# SET PROBLEM
Transcribe the material verbatim in full; the pictures do not belong in the copy.

# DATA SHOWN
* * * *

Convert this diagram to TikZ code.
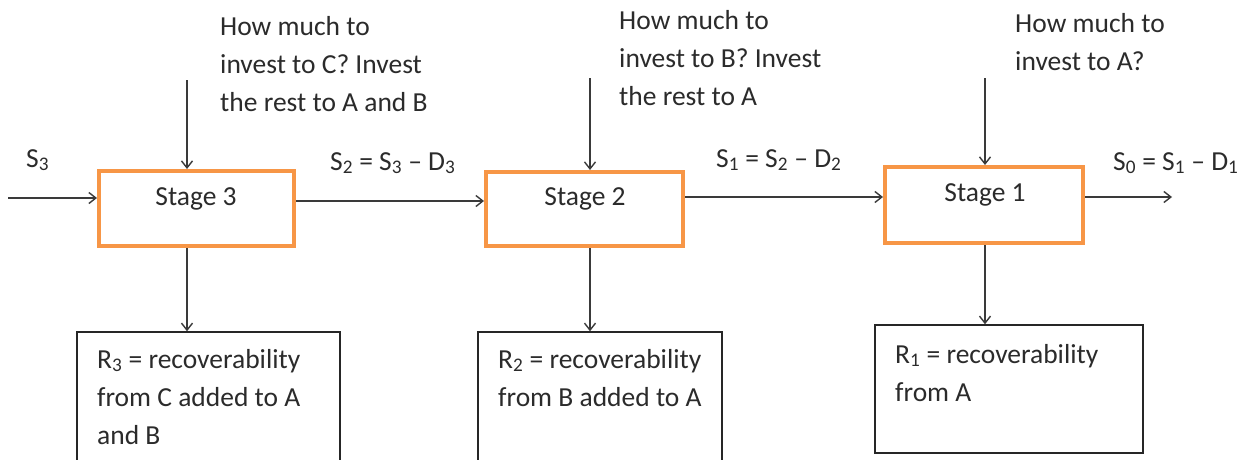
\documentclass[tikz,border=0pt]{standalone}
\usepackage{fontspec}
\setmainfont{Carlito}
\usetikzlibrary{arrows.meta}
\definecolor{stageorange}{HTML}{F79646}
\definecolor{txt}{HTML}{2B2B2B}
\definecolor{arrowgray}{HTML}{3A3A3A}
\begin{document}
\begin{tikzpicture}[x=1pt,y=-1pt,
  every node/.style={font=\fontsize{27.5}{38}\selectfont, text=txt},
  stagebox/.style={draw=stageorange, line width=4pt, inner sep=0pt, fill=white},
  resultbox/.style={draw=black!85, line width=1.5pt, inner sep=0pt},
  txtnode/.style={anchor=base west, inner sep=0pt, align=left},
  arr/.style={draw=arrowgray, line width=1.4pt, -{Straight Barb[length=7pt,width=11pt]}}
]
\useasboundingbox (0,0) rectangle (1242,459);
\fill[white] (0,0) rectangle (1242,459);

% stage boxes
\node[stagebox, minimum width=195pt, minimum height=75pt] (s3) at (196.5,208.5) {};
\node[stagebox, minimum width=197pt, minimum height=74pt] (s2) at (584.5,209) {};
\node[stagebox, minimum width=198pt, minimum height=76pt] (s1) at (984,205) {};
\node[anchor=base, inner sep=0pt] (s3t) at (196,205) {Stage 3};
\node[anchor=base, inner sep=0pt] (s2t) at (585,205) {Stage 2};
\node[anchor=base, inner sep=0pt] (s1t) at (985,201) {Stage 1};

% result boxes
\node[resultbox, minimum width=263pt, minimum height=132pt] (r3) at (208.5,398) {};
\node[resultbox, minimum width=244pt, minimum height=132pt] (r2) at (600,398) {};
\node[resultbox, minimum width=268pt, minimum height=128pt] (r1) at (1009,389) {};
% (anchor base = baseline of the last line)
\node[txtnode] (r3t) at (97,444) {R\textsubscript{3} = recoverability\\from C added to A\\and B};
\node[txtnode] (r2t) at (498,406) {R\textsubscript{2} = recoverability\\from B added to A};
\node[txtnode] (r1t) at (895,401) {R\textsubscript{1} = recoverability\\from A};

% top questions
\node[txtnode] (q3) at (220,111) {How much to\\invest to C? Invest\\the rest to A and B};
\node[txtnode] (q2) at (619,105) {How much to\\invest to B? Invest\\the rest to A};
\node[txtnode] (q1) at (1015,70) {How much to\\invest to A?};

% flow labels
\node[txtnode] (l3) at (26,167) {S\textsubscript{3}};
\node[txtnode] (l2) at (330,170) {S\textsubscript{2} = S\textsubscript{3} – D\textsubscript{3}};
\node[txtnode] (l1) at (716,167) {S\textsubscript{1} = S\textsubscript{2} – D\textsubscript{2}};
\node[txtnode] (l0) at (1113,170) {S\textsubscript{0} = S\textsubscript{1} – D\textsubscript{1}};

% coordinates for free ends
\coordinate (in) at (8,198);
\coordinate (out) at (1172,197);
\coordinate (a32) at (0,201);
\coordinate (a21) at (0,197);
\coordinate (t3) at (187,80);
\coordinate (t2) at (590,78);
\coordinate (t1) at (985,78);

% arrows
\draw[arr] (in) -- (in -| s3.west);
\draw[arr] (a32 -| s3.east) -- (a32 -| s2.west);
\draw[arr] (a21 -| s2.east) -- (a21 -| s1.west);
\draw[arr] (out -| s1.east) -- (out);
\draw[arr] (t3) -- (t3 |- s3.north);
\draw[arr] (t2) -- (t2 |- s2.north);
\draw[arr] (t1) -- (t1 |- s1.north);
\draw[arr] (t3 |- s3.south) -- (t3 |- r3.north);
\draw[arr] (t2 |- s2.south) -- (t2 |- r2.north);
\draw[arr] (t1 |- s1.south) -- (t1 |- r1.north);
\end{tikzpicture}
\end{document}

* * * *

# FINISHED ANSWER
Convert this diagram to TikZ code.
\documentclass[tikz,border=0pt]{standalone}
\usepackage{fontspec}
\setmainfont{Carlito}
\usetikzlibrary{arrows.meta}
\definecolor{stageorange}{HTML}{F79646}
\definecolor{txt}{HTML}{2B2B2B}
\definecolor{arrowgray}{HTML}{3A3A3A}
\begin{document}
\begin{tikzpicture}[x=1pt,y=-1pt,
  every node/.style={font=\fontsize{27.5}{38}\selectfont, text=txt},
  stagebox/.style={draw=stageorange, line width=4pt, inner sep=0pt, fill=white},
  resultbox/.style={draw=black!85, line width=1.5pt, inner sep=0pt},
  txtnode/.style={anchor=base west, inner sep=0pt, align=left},
  arr/.style={draw=arrowgray, line width=1.4pt, -{Straight Barb[length=7pt,width=11pt]}}
]
\useasboundingbox (0,0) rectangle (1242,459);
\fill[white] (0,0) rectangle (1242,459);

% stage boxes
\node[stagebox, minimum width=195pt, minimum height=75pt] (s3) at (196.5,208.5) {};
\node[stagebox, minimum width=197pt, minimum height=74pt] (s2) at (584.5,209) {};
\node[stagebox, minimum width=198pt, minimum height=76pt] (s1) at (984,205) {};
\node[anchor=base, inner sep=0pt] (s3t) at (196,205) {Stage 3};
\node[anchor=base, inner sep=0pt] (s2t) at (585,205) {Stage 2};
\node[anchor=base, inner sep=0pt] (s1t) at (985,201) {Stage 1};

% result boxes
\node[resultbox, minimum width=263pt, minimum height=132pt] (r3) at (208.5,398) {};
\node[resultbox, minimum width=244pt, minimum height=132pt] (r2) at (600,398) {};
\node[resultbox, minimum width=268pt, minimum height=128pt] (r1) at (1009,389) {};
% (anchor base = baseline of the last line)
\node[txtnode] (r3t) at (97,444) {R\textsubscript{3} = recoverability\\from C added to A\\and B};
\node[txtnode] (r2t) at (498,406) {R\textsubscript{2} = recoverability\\from B added to A};
\node[txtnode] (r1t) at (895,401) {R\textsubscript{1} = recoverability\\from A};

% top questions
\node[txtnode] (q3) at (220,111) {How much to\\invest to C? Invest\\the rest to A and B};
\node[txtnode] (q2) at (619,105) {How much to\\invest to B? Invest\\the rest to A};
\node[txtnode] (q1) at (1015,70) {How much to\\invest to A?};

% flow labels
\node[txtnode] (l3) at (26,167) {S\textsubscript{3}};
\node[txtnode] (l2) at (330,170) {S\textsubscript{2} = S\textsubscript{3} – D\textsubscript{3}};
\node[txtnode] (l1) at (716,167) {S\textsubscript{1} = S\textsubscript{2} – D\textsubscript{2}};
\node[txtnode] (l0) at (1113,170) {S\textsubscript{0} = S\textsubscript{1} – D\textsubscript{1}};

% coordinates for free ends
\coordinate (in) at (8,198);
\coordinate (out) at (1172,197);
\coordinate (a32) at (0,201);
\coordinate (a21) at (0,197);
\coordinate (t3) at (187,80);
\coordinate (t2) at (590,78);
\coordinate (t1) at (985,78);

% arrows
\draw[arr] (in) -- (in -| s3.west);
\draw[arr] (a32 -| s3.east) -- (a32 -| s2.west);
\draw[arr] (a21 -| s2.east) -- (a21 -| s1.west);
\draw[arr] (out -| s1.east) -- (out);
\draw[arr] (t3) -- (t3 |- s3.north);
\draw[arr] (t2) -- (t2 |- s2.north);
\draw[arr] (t1) -- (t1 |- s1.north);
\draw[arr] (t3 |- s3.south) -- (t3 |- r3.north);
\draw[arr] (t2 |- s2.south) -- (t2 |- r2.north);
\draw[arr] (t1 |- s1.south) -- (t1 |- r1.north);
\end{tikzpicture}
\end{document}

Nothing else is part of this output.